>>>>>
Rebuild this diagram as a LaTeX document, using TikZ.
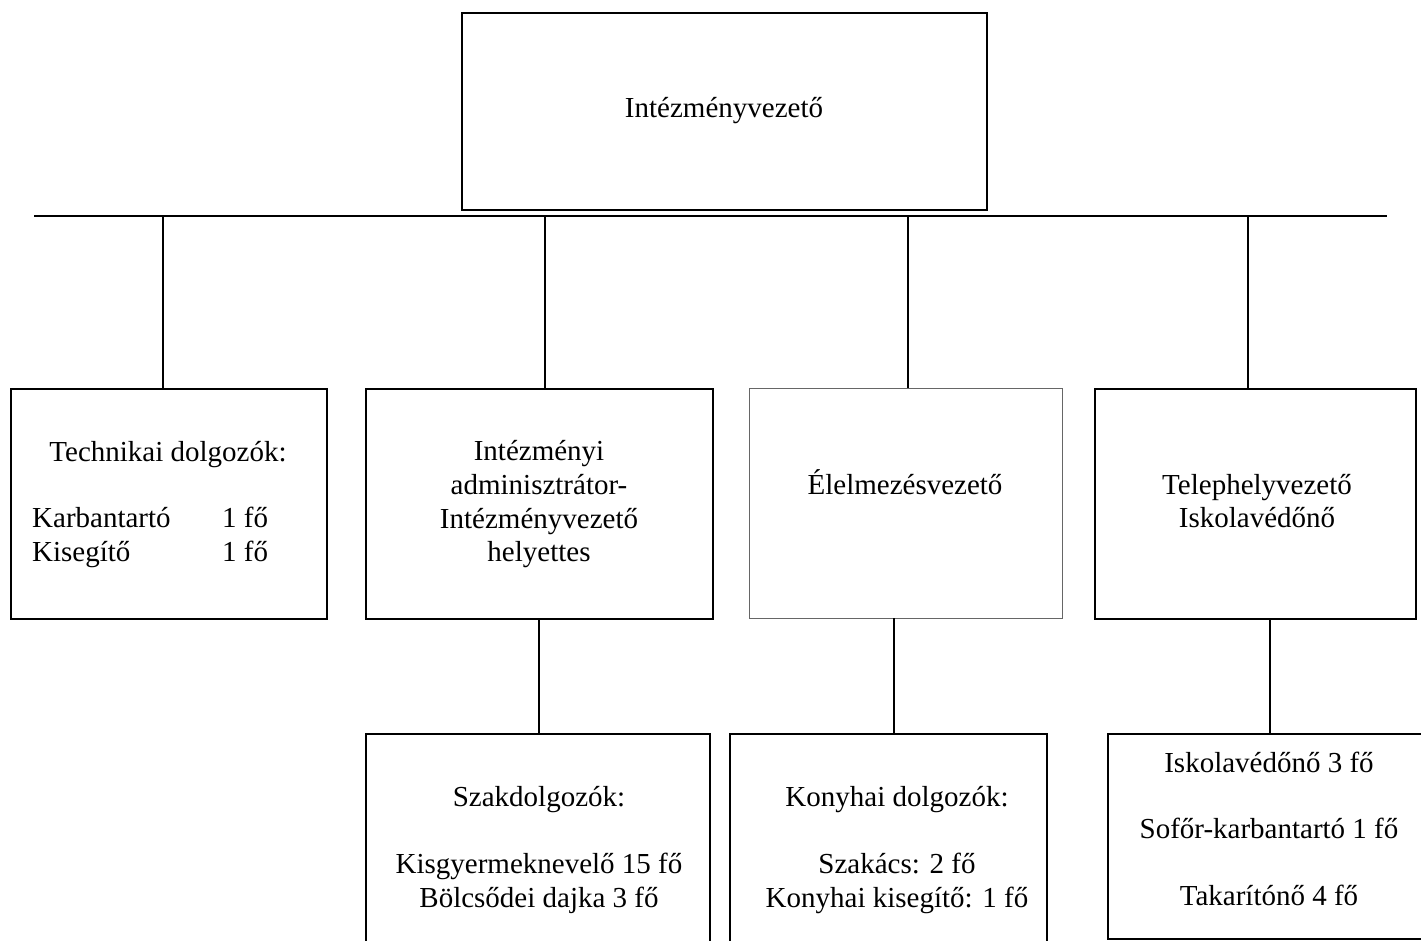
\documentclass[tikz,border=0pt]{standalone}
\usepackage{fontspec}
\setmainfont{Liberation Serif}
\begin{document}
\begin{tikzpicture}[x=1pt,y=-1pt,
  box/.style={draw=black, line width=1.8pt, inner sep=0pt, anchor=north west},
  grbox/.style={draw=black!60, line width=1.3pt, inner sep=0pt, anchor=north west},
  conn/.style={draw=black, line width=1.8pt},
  txt/.style={anchor=base, inner sep=0pt, font=\fontsize{29}{33}\selectfont},
  txtl/.style={anchor=base west, inner sep=0pt, font=\fontsize{29}{33}\selectfont}]
\useasboundingbox (0,0) rectangle (1421,940);
\clip (0,0) rectangle (1421,940);
\fill[white] (0,0) rectangle (1421,940);
% boxes
\node[box, minimum width=525, minimum height=197] (top) at (461,12) {};
\node[box, minimum width=316, minimum height=230] (b1) at (10,388) {};
\node[box, minimum width=347, minimum height=230] (b2) at (365,388) {};
\node[grbox, minimum width=313, minimum height=230] (b3) at (749,388) {};
\node[box, minimum width=321, minimum height=230] (b4) at (1094,388) {};
\node[box, minimum width=344, minimum height=260] (bA) at (365,733) {};
\node[box, minimum width=317, minimum height=260] (bB) at (729,733) {};
\node[box, minimum width=325, minimum height=205] (bC) at (1107,733) {};
% bar and connectors
\coordinate (barL) at (34,216);
\coordinate (barR) at (1387,216);
\draw[conn] (barL) -- (barR);
\coordinate (d1) at (163,216);
\coordinate (d2) at (545,216);
\coordinate (d3) at (908,216);
\coordinate (d4) at (1248,216);
\draw[conn] (d1) -- (d1 |- b1.north);
\draw[conn] (d2) -- (d2 |- b2.north);
\draw[conn] (d3) -- (d3 |- b3.north);
\draw[conn] (d4) -- (d4 |- b4.north);
\coordinate (u2) at (539,618);
\draw[conn] (u2) -- (u2 |- bA.north);
\coordinate (u3) at (894,618);
\draw[conn] (u3) -- (u3 |- bB.north);
\coordinate (u4) at (1270,618);
\draw[conn] (u4) -- (u4 |- bC.north);
% texts
\node[txt] (t0) at (724,117) {Intézményvezető};
\node[txt] (t1a) at (168,461) {Technikai dolgozók:};
\node[txtl] (t1b) at (32,527) {Karbantartó};
\node[txtl] (t1c) at (222,527) {1 fő};
\node[txtl] (t1d) at (32,561) {Kisegítő};
\node[txtl] (t1e) at (222,561) {1 fő};
\node[txt] (t2a) at (539,460) {Intézményi};
\node[txt] (t2b) at (539,494) {adminisztrátor-};
\node[txt] (t2c) at (539,528) {Intézményvezető};
\node[txt] (t2d) at (539,561) {helyettes};
\node[txt] (t3a) at (905,494) {Élelmezésvezető};
\node[txt] (t4a) at (1257,494) {Telephelyvezető};
\node[txt] (t4b) at (1257,527) {Iskolavédőnő};
\node[txt] (tAa) at (539,806) {Szakdolgozók:};
\node[txt] (tAb) at (539,873) {Kisgyermeknevelő 15 fő};
\node[txt] (tAc) at (539,907) {Bölcsődei dajka 3 fő};
\node[txt] (tBa) at (897,806) {Konyhai dolgozók:};
\node[txt] (tBb) at (897,873) {Szakács: 2 fő};
\node[txt] (tBc) at (897,907) {Konyhai kisegítő: 1 fő};
\node[txt] (tCa) at (1269,772) {Iskolavédőnő 3 fő};
\node[txt] (tCb) at (1269,838) {Sofőr-karbantartó 1 fő};
\node[txt] (tCc) at (1269,905) {Takarítónő 4 fő};
\end{tikzpicture}
\end{document}
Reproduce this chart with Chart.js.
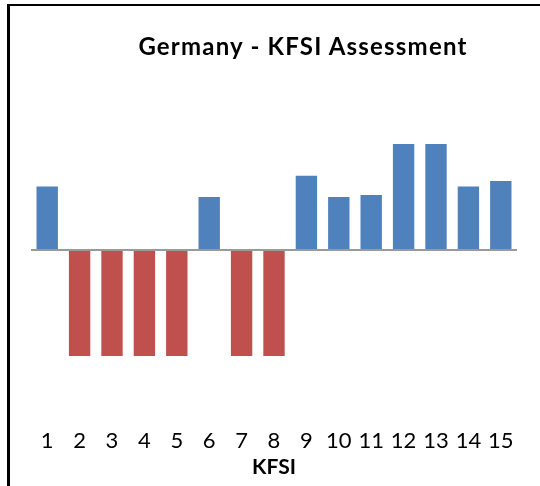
<!DOCTYPE html>
<html>
<head>
<meta charset="utf-8">
<script src="https://cdn.jsdelivr.net/npm/chart.js@4.4.1/dist/chart.umd.min.js"></script>
<style>
  html, body { margin: 0; padding: 0; background: #fff; }
  #wrap { position: relative; width: 540px; height: 486px; overflow: hidden; }
  #frame { position: absolute; left: 7px; top: 4px; right: -10px; bottom: -10px;
           border-left: 3px solid #000; border-top: 2px solid #000; pointer-events: none; }
  #title { position: absolute; left: 0; width: 606px; top: 32px; text-align: center;
           font: bold 24px Lato, sans-serif; letter-spacing: 1.2px; color: #000; line-height: 28px; }
  canvas { position: absolute; left: 0; top: 0; }
</style>
</head>
<body>
<div id="wrap">
  <canvas id="c" width="540" height="486"></canvas>
  <div id="title">Germany - KFSI Assessment</div>
  <div id="frame"></div>
</div>
<script>
const categories = ["1","2","3","4","5","6","7","8","9","10","11","12","13","14","15"];
const kfsiValues = [0.6, -1, -1, -1, -1, 0.5, -1, -1, 0.7, 0.5, 0.52, 1, 1, 0.6, 0.65];
const xAxisTitle = "KFSI";

const POS = "#4F81BD", NEG = "#C0504D";

new Chart(document.getElementById("c"), {
  type: "bar",
  data: {
    labels: categories,
    datasets: [{
      data: kfsiValues,
      backgroundColor: kfsiValues.map(v => v >= 0 ? POS : NEG),
      borderWidth: 0,
      categoryPercentage: 1,
      barPercentage: 0.66
    }]
  },
  options: {
    responsive: false,
    animation: false,
    layout: { padding: { left: 31, right: 23, top: 65, bottom: 6 } },
    plugins: { legend: { display: false }, title: { display: false }, tooltip: { enabled: false } },
    scales: {
      x: {
        afterFit: s => { s.height = 57.6; },
        grid: { display: false, drawTicks: false },
        border: { display: false },
        ticks: { color: "#000", font: { family: "Lato", size: 22, lineHeight: 1 }, padding: 7.6, maxRotation: 0, autoSkip: false },
        title: { display: true, text: xAxisTitle, color: "#000",
                 font: { family: "Lato", size: 21, weight: "bold" }, padding: { top: 2, bottom: 0 } }
      },
      y: {
        min: -1.626, max: 1.745,
        ticks: { display: false, stepSize: 0.5 },
        border: { display: false },
        grid: { drawTicks: false, lineWidth: 2,
                color: ctx => (ctx.tick && Math.abs(ctx.tick.value) < 1e-9) ? "#9a9a9a" : "rgba(0,0,0,0)" }
      }
    }
  }
});
</script>
</body>
</html>
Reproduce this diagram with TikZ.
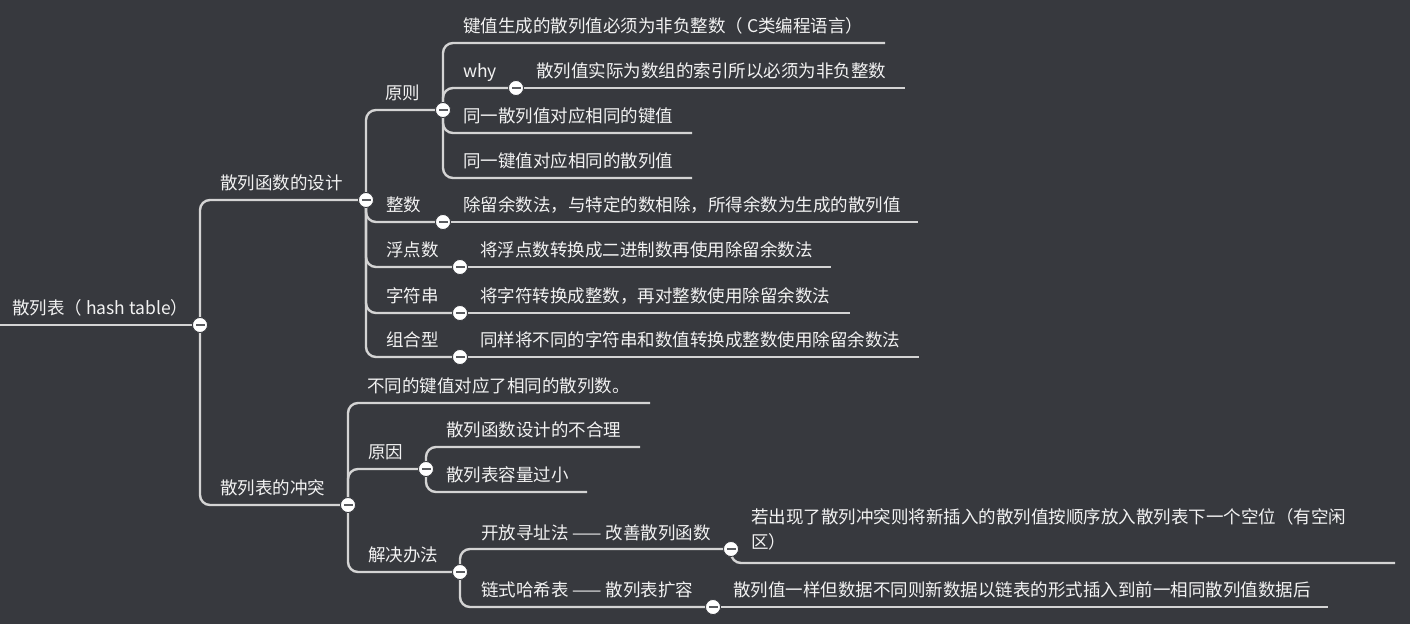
<<<<<
PROBLEM STATEMENT
In the lines above, locate the string "this". Copy every line where it occurs.

EXERCISE RESPONSE
Rebuild this diagram as a LaTeX document, using TikZ.
Reproduce this chart with Chart.js.
Reproduce this diagram with TikZ.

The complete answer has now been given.